Apalagi pasca penetapan Undang-undang No 6 Tahun 2014 Tentang Desa, semakin meneguhkan bahwa desa-desa Kabupaten Malinau telah siap mengelola Alokasi Dana Desa yang besarannya sekitar Rp 1,4 M/desa/tahun. Penerapan otonomi daerah sejak tahun 1999 melalui UU No 22/1999 kemudian direvisi menjadi UU 32/2004 menegaskan daerah memiliki kewenangan mengatur daerahnya. Nampaknya hal ini difahami betul sebagai pemberian mandat seperti dari kabupaten ke desa oleh bupati.
Rupanya di Tahun 2012, Pemerintah Kabupaten Malinau melakukan gebrakan dengan melimpahkan otonomi ke desa dengan nama program Gerakan Desa Membangun (GERDEMA). Dari sisi tata bahasa, kata "Gerakan Desa Membangun" menempatkan DESA sebagai subyek pembangunan, menjadi kunci utama, fokus yang memang memegang peranan penting. Makna desa tentu tidak sekedar masyarakatnya (Pemerintah Desa, LPM, BPD, Petani, Guru dan lainnya), namun juga ekonominya (pasar desa, pertanian, koperasi), budayanya (tari, bahasa, perilaku, adat istiadat, tradisi) dan beragam hal lainnya fokus pada peningkatan perbaikan/kesejahteraan desa.
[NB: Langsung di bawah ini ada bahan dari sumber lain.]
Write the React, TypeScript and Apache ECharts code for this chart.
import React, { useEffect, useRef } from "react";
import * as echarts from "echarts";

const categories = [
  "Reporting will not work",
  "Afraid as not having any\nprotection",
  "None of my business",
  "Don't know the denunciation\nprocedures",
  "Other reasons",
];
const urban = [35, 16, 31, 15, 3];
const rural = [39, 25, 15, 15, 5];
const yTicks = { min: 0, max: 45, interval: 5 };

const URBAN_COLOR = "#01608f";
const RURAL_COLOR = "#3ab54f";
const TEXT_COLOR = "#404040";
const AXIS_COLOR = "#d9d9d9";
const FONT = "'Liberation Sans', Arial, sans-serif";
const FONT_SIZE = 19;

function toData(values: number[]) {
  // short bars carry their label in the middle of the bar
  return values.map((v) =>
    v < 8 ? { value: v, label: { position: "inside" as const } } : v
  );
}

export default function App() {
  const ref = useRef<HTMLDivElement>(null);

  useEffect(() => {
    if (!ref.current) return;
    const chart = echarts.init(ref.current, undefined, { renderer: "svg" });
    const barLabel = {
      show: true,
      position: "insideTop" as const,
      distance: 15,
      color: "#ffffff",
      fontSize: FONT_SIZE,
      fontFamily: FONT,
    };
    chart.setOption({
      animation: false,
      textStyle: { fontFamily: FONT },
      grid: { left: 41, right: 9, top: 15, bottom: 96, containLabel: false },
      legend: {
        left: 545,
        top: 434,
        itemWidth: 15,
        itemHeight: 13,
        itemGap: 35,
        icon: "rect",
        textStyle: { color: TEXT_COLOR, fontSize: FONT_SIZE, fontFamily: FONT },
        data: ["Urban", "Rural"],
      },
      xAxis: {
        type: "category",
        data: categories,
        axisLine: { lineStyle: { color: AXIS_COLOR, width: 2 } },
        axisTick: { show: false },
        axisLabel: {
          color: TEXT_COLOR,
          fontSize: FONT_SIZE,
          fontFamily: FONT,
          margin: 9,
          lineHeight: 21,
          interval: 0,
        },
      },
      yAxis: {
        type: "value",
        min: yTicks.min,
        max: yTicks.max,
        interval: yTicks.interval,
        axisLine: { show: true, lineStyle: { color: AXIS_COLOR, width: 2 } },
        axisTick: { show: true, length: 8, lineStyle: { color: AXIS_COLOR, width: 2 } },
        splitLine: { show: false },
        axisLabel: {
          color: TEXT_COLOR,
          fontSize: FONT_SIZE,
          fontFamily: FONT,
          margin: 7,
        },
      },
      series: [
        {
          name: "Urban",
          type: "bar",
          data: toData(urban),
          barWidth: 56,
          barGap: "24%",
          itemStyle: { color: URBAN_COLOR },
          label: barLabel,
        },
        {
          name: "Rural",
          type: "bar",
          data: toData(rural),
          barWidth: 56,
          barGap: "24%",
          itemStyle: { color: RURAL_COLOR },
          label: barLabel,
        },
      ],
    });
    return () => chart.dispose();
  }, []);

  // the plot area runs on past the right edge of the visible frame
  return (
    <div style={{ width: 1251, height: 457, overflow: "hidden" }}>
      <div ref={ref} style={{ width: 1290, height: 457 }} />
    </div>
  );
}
Di era otonomi daerah tidak banyak banyak kepala daerah yang memiliki inovasi dengan memfokuskan pada masyarakat desa. Banyak kepala daerah melakukan inovasi dibidang pelayanan sebut saja Sragen saat dipimpin Untung Wiyono (Pelayanan satu atap), Tri Rismaharini/Surabaya (Perbaikan Taman), Ridwan Kamil/Kota Bandung (penciptaan ruang publik), Dr I Gde Winasa/Jembrana (Pendidikan gratis 12 tahun) dan masih banyak lagi.
Berarti DR Yansen TP, MSi melakukan terobosan yang tepat serta belum ada yang melakukannya. Belum lagi Tahun 2014, UU Tentang Desa disyahkan sehingga secara tidak langsung beliau menata, melatih serta menyiapkan masyarakatnya. Dengan bahasa lain, beliau memiliki pemikiran visioner sehingga gebrakan GERDEMA mendahului UU Desa tersebut. Konsep ini sangat dikuasainya karena selain memang terlahir di Malinau kemudian mulai mengabdi di Malinau sejak 1993 sebagai Camat hingga kini menjadi orang nomor satu di Malinau.